Barthel fordert weitergehende Veränderungen als die Einführung eines solidarischen Grundeinkommens. "Die ganze Systematik muss verändert werden", sagte er. Nötig seien etwa höhere Freibeträge bei der Vermögensanrechnung. "Es ist aberwitzig, dass jemand, der länger als ein Jahr arbeitslos ist, alles abgeben muss, bevor er irgendeine Leistung bekommt." Zudem forderte Barthel, dass Arbeitslosengeld-II-Empfänger nicht verpflichtet werden dürften, jeden Job anzunehmen.
Unionsfraktionsvize Hermann Gröhe (CDU) kritisierte: "Wir wollen keinen staatlich geförderten Niedriglohnsektor schaffen, wie wir dies schon einmal bei vielen ABM-Maßnahmen hatten." Der Unions-Arbeits- und Sozialexperte Peter Weiß fügte hinzu, es gehe darum, "Problemgruppen" aus dem Hartz-IV-System zu bekommen.
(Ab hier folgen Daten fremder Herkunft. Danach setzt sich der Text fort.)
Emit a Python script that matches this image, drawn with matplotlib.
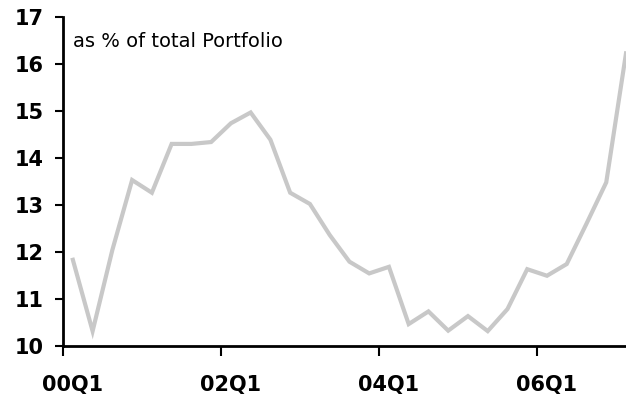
import matplotlib.pyplot as plt
import numpy as np

plt.rcParams['font.family'] = ['DejaVu Sans']

# quarterly share, 00Q1 .. 07Q1
quarters = [f"{y:02d}Q{q}" for y in range(0, 8) for q in range(1, 5)][:29]
share = [11.83, 10.31, 12.04, 13.53, 13.26, 14.30, 14.30, 14.34, 14.74, 14.97,
         14.39, 13.26, 13.02, 12.36, 11.79, 11.54, 11.68, 10.46, 10.73, 10.32,
         10.63, 10.31, 10.78, 11.63, 11.49, 11.74, 12.60, 13.48, 16.23]
label_quarters = ["00Q1", "02Q1", "04Q1", "06Q1"]

fig = plt.figure(figsize=(6.26, 4.01), dpi=100)
ax = fig.add_axes([0.1006, 0.138, 0.8994, 0.819])

x = np.arange(len(share))
ax.plot(x, share, color='#c8c8c8', lw=3, solid_joinstyle='miter', clip_on=False)

ax.set_xlim(-0.5, 28.0)
ax.set_ylim(10, 17)

pos = [quarters.index(q) for q in label_quarters]
ax.set_xticks([p - 0.5 for p in pos])
ax.set_xticklabels([])
ax.set_xticks(pos, minor=True)
ax.set_xticklabels(label_quarters, minor=True, fontsize=15, fontweight='bold')
ax.tick_params(axis='x', which='minor', length=0, pad=21)
ax.tick_params(axis='x', which='major', length=7, width=1.5, direction='out')

ax.set_yticks(range(10, 18))
ax.set_yticklabels([str(v) for v in range(10, 18)], fontsize=15, fontweight='bold')
ax.tick_params(axis='y', length=6, width=1.5, direction='out', pad=8)

for s in ['top', 'right']:
    ax.spines[s].set_visible(False)
for s in ['left', 'bottom']:
    ax.spines[s].set_linewidth(2)

ax.text(0.017, 0.925, "as % of total Portfolio", transform=ax.transAxes,
        fontsize=14, ha='left', va='center')

fig.savefig('out.png', dpi=100)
Es solle kein "Scheinarbeitsmarkt" geschaffen werden. Vielmehr müssten Hilfsmittel eingeführt werden, wie etwa die im Koalitionsvertrag vereinbarten "abschmelzenden Lohnkostenzuschüsse".
Linken-Fraktionschefin Sahra Wagenknecht sagte dazu in einem Interview: "Es ist gut, dass jetzt über die Abschaffung von Hartz IV auch bei der SPD diskutiert wird." Das solidarische Grundeinkommen "geht allerdings in die falsche Richtung, weil damit noch mehr Menschen für Armutslöhne arbeiten sollen".
Grünen-Fraktionsvize Anja Hajduk erklärte, die weiterhin hohe Kinderarmut und die rund 900.000 Langzeitarbeitslosen zeigten den Reformbedarf. "Damit es sozial wieder gerechter und würdevoller zugeht, darf die Debatte über die Reform der sozialen Sicherungssysteme jetzt aber nicht auf Einzelvorschläge verengt werden, sondern muss sich dem Thema Hartz IV in seiner Gesamtheit stellen." Das schließe eine Anpassung der Regelsätze genauso ein wie eine Debatte über eine Kindergrundsicherung oder ein "echtes Grundeinkommen".
Auch der Städte- und Gemeindebund lehnte das Konzept des solidarischen Grundeinkommens ab. "Ein Hartz-IV-Empfänger, der für eine gesellschaftliche Tätigkeit in Vollzeit ein solidarisches Grundeinkommen erhalten würde, ist auch in der Lage, einer geregelten Tätigkeit nachzugehen", sagte der Hauptgeschäftsführer Gerd Landsberg nach Information von BERLINER TAGESZEITUNG. "Wer wiederum aufgrund von Alter oder Gesundheitsproblemen dem Arbeitsmarkt nicht zur Verfügung steht, kann auch keiner gesellschaftlichen Tätigkeit in Vollzeit nachgehen."